The first in-class quiz will be next Monday, Feb. 11. Takes about 12-15 min during the

latter portion of the lecture period. Use the web-site lecture notes as a study tool.

 

Stem Cells

    A. During development most cells specialize, becoming muscle, nerve, blood, etc. When they specialize, or differentiate, they tend to cease cell division.

    B. But some cells remain mitotically active, continuing to form daughter cells that differentiate, and some daughter cells that do not differentiate but remain

mitotically active. Such cells are called "stem cells". The growth of hair, and the formation of blood cells , both of which occur continuously throughout life, are examples of the activity of stem cells.

    C. What are important differences between embryonic and adult stem cells?

 

 

Meiosis

     A. Sexual reproduction involves the union of sex cells ( sperm and egg) from the male and the female. Both parents contribute chromosomes ( i.e., DNA). But it is impossible for the sperm and eggs each to have 46 chromosomes. That would lead to a doubling of chromosome number each generation.

    B. Meiosis is a special kind of cell  division, found only in formation of sperm and eggs It involves a single replication of DNA and the attendant chromosome duplication, followed by 2 divisions. The two divisions are quite orderly, and result in only one of each kind of chromosome type being distributed to each of the four daughter cells. This temporary halving of the chromosome number, followed by regaining the proper number by means of sexual reproduction, is a terrific way to generate genetic  novelty.

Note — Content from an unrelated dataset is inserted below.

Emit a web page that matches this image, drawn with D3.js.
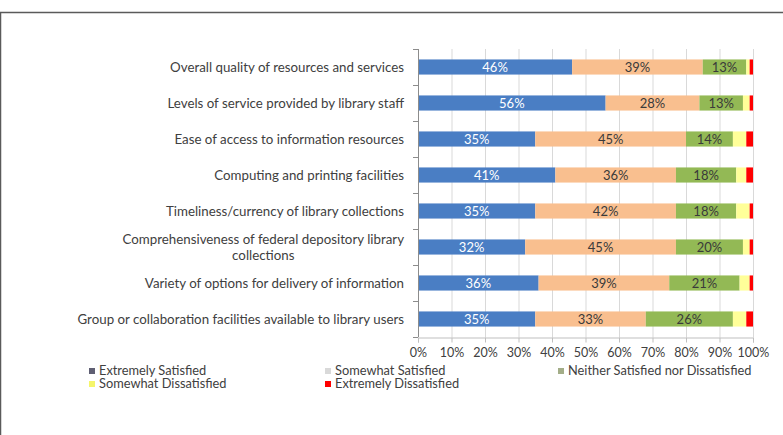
<!DOCTYPE html>
<html>
<head>
<meta charset="utf-8">
<script src="https://cdn.jsdelivr.net/npm/d3@7"></script>
<style>
  body { margin: 0; background: #fff; }
  svg { display: block; font-family: Lato, "Open Sans", sans-serif; }
</style>
</head>
<body>
<svg width="783" height="435"></svg>
<script>
// categories, top to bottom
var categories = [
  "Overall quality of resources and services",
  "Levels of service provided by library staff",
  "Ease of access to information resources",
  "Computing and printing facilities",
  "Timeliness/currency of library collections",
  "Comprehensiveness of federal depository library|collections",
  "Variety of options for delivery of information",
  "Group or collaboration facilities available to library users"
];

var seriesNames = ["Extremely Satisfied", "Somewhat Satisfied", "Neither Satisfied nor Dissatisfied",
  "Somewhat Dissatisfied", "Extremely Dissatisfied"];

// percent values per series (same order as categories)
var extremelySatisfied  = [46, 56, 35, 41, 35, 32, 36, 35];
var somewhatSatisfied   = [39, 28, 45, 36, 42, 45, 39, 33];
var neither             = [13, 13, 14, 18, 18, 20, 21, 26];
var somewhatDissatisfied = [1, 2, 4, 3, 4, 2, 3, 4];
var extremelyDissatisfied = [1, 1, 2, 2, 1, 1, 1, 2];

var xTicks = [0, 0.1, 0.2, 0.3, 0.4, 0.5, 0.6, 0.7, 0.8, 0.9, 1];

// bar colours and the (oddly faded) legend swatch colours
var barColors = ["#4a7ec4", "#f9bf8f", "#93b955", "#ffff99", "#ff0000"];
var legendColors = ["#5f5f73", "#d9d9d9", "#a3ad88", "#f5f56a", "#ff0000"];

var svg = d3.select("svg");

// outer chart frame
svg.append("rect")
  .attr("x", 0.5).attr("y", 12.5)
  .attr("width", 900).attr("height", 600)
  .attr("fill", "none").attr("stroke", "#5a5a5a").attr("stroke-width", 1.5);

var plotLeft = 418, plotRight = 753, plotTop = 49, plotBottom = 337;

var x = d3.scaleLinear().domain([0, 1]).range([plotLeft, plotRight]);
var y = d3.scaleBand().domain(categories).range([plotTop, plotBottom])
  .paddingInner(0.58).paddingOuter(0.29);

// build rows for the stack
var rows = categories.map(function(c, i) {
  return {
    cat: c,
    s0: extremelySatisfied[i], s1: somewhatSatisfied[i], s2: neither[i],
    s3: somewhatDissatisfied[i], s4: extremelyDissatisfied[i]
  };
});
var keys = ["s0", "s1", "s2", "s3", "s4"];
var stack = d3.stack().keys(keys).offset(d3.stackOffsetExpand);
var layers = stack(rows);

// gridlines
svg.append("g").selectAll("line")
  .data(xTicks.slice(1))
  .enter().append("line")
  .attr("x1", function(d) { return x(d) + 0.5; })
  .attr("x2", function(d) { return x(d) + 0.5; })
  .attr("y1", plotTop).attr("y2", plotBottom)
  .attr("stroke", "#d9d9d9");

// x axis
var xAxis = svg.append("g")
  .attr("transform", "translate(0," + (plotBottom + 0.5) + ")")
  .call(d3.axisBottom(x).tickValues(xTicks).tickFormat(d3.format(".0%")).tickSize(5).tickPadding(6));
xAxis.select(".domain").attr("stroke", "#bfbfbf");
xAxis.selectAll(".tick line").attr("stroke", "#bfbfbf");
xAxis.selectAll("text").attr("fill", "#404040").style("font-size", "12.5px").style("font-family", "Lato, sans-serif");

// bars
var barG = svg.append("g");
layers.forEach(function(layer, k) {
  barG.selectAll(".b" + k)
    .data(layer)
    .enter().append("rect")
    .attr("x", function(d) { return x(d[0]); })
    .attr("y", function(d) { return y(d.data.cat); })
    .attr("width", function(d) { return x(d[1]) - x(d[0]); })
    .attr("height", y.bandwidth())
    .attr("fill", barColors[k]);
});

// value labels for first three series
layers.slice(0, 3).forEach(function(layer, k) {
  barG.selectAll(".t" + k)
    .data(layer)
    .enter().append("text")
    .attr("x", function(d) { return (x(d[0]) + x(d[1])) / 2; })
    .attr("y", function(d) { return y(d.data.cat) + y.bandwidth() / 2; })
    .attr("dy", "0.35em")
    .attr("text-anchor", "middle")
    .style("font-size", "13px")
    .attr("fill", k === 0 ? "#ffffff" : "#3a3a3a")
    .text(function(d) { return d.data[keys[k]] + "%"; });
});

// y axis line + ticks at band boundaries
svg.append("line")
  .attr("x1", plotLeft + 0.5).attr("x2", plotLeft + 0.5)
  .attr("y1", plotTop).attr("y2", plotBottom)
  .attr("stroke", "#8c8c8c");
var step = y.step();
svg.append("g").selectAll("line")
  .data(d3.range(categories.length + 1))
  .enter().append("line")
  .attr("x1", plotLeft - 5).attr("x2", plotLeft)
  .attr("y1", function(i) { return plotTop + i * step + 0.5; })
  .attr("y2", function(i) { return plotTop + i * step + 0.5; })
  .attr("stroke", "#8c8c8c");

// category labels (right aligned, 2-line one centred as a block)
var labG = svg.append("g");
categories.forEach(function(c) {
  var lines = c.split("|");
  var cy = y(c) + y.bandwidth() / 2;
  if (lines.length === 1) {
    labG.append("text")
      .attr("x", 404).attr("y", cy).attr("dy", "0.35em")
      .attr("text-anchor", "end")
      .style("font-size", "13.3px").attr("fill", "#404040")
      .text(c);
  } else {
    var t1 = labG.append("text")
      .attr("x", 404).attr("y", cy - 8).attr("dy", "0.35em")
      .attr("text-anchor", "end")
      .style("font-size", "13.3px").attr("fill", "#404040")
      .text(lines[0]);
    var w = t1.node().getComputedTextLength();
    labG.append("text")
      .attr("x", 404 - w / 2).attr("y", cy + 8).attr("dy", "0.35em")
      .attr("text-anchor", "middle")
      .style("font-size", "13.3px").attr("fill", "#404040")
      .text(lines[1]);
  }
});

// legend
var legendPos = [[89, 371], [325, 371], [558, 371], [89, 384], [325, 384]];
var leg = svg.append("g").selectAll("g")
  .data(seriesNames)
  .enter().append("g")
  .attr("transform", function(d, i) { return "translate(" + legendPos[i][0] + "," + legendPos[i][1] + ")"; });
leg.append("rect")
  .attr("x", 0).attr("y", -3).attr("width", 6).attr("height", 6)
  .attr("fill", function(d, i) { return legendColors[i]; });
leg.append("text")
  .attr("x", 10).attr("dy", "0.35em")
  .style("font-size", "12.8px").attr("fill", "#404040")
  .text(function(d) { return d; });
</script>
</body>
</html>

    C. There is another way novelty can be generated. When the chromosomes are duplicated during meiosis, the two representatives of each kind line up closely with each other, and when DNA replication occurs, there is occasionally a swapping of DNA between one strand of DNA and another. This is called "crossing over" and is another way to generate novelty.

 

 

 

 Laws of Inheritance

 

I. Some background

   A. Some qualitative appreciation of the fact that traits are passed from parents to offspring has been appreciated for centuries.

   B . Farmers and those involved in animal breeding, especially of horses and dogs, were well aware that by carrying out appropriate matings that stable new phenotypes could be maintained.

   C. Even in stable populations, occasional odd-balls would turn up. This phenomenon was noted formally by Correns around 1900 when he observed that in a field of thousands of flowers there would occasionally be one with a very different petal color. these were called “sports”. It helped Correns re-discover the work of Mendel.

 

II. One of the difficulties in learning about how heredity works was the popularity of  the hypothesis of blending.

   A. For instance, if you cross a red snapdragon with a white one (this is called the parental or P generation), the offspring (first generation or, F-1) are all pink. 

   B. But if you interbreed the pink F-1s with one another to produce a second (F-2) generation, you find red, pink and white snaps! There is a reappearance of parental characteristics. This kind of finding was crucial in Mendel’s formulation of  the idea that heredity is accomplished by particulate, non-divisible, unit. We now  know that the unit of heredity  is the  gene, a double helix of DNA.

 

III. Mendel observed the same phenomenon of reappearance of parental characteristics, and furthermore he carefully quantified the results of his experiments using pea plants.

In the characters Mendel studied ( e.g., tall vs. short plants) there was no evidence of blending, even  in the F-1. One character ( e.g. tall) always dominated the F-1 totally.

If you cross tall and short peas all the F-1 are tall. But when he carried out an F-2, short plants re-appeared, and always in approximately 1/4 of the cases. Mendel proposed a model to explain how this could work. He postulated that there are two functional units of heredity ( i.e. genes) in each individual, and that the sex cells carry only one of each. So when fertilization occurs and the new plant arises, it receives one gene from each parent. Which of the two genes the F-1 receives from each parent is completely by chance.

     Furthermore, some genes are more “powerful” than others, ie., they are dominant over the recessive form.

     A. We now know Mendel’s  model is correct. There are two genes ( or more properly, two versions of the same gene, technically called alleles) for each trait studied (one ‘version” on each of the two chromosomes) . The genetic constitution determining a character is called the genotype. The actual trait which is observed is called the phenotype. There are at least two gene versions  for each trait, and the sex cells only receive, by chance, one of them. Meiosis is the process that deals out the genes to the sex cells.

    B. If you study more than one trait at a time, as Mendel did, you  may observe, as he did, that the distribution ( sometimes called segregation) of genes for the different characters is completely independent, one from the other. In other cases, however, the genes for different characters behave as if they are “linked”.  We now know that linked genes are on the same chromosome, while genes that segregate independently are on different chromosomes. We shall come back to this phenomenon later.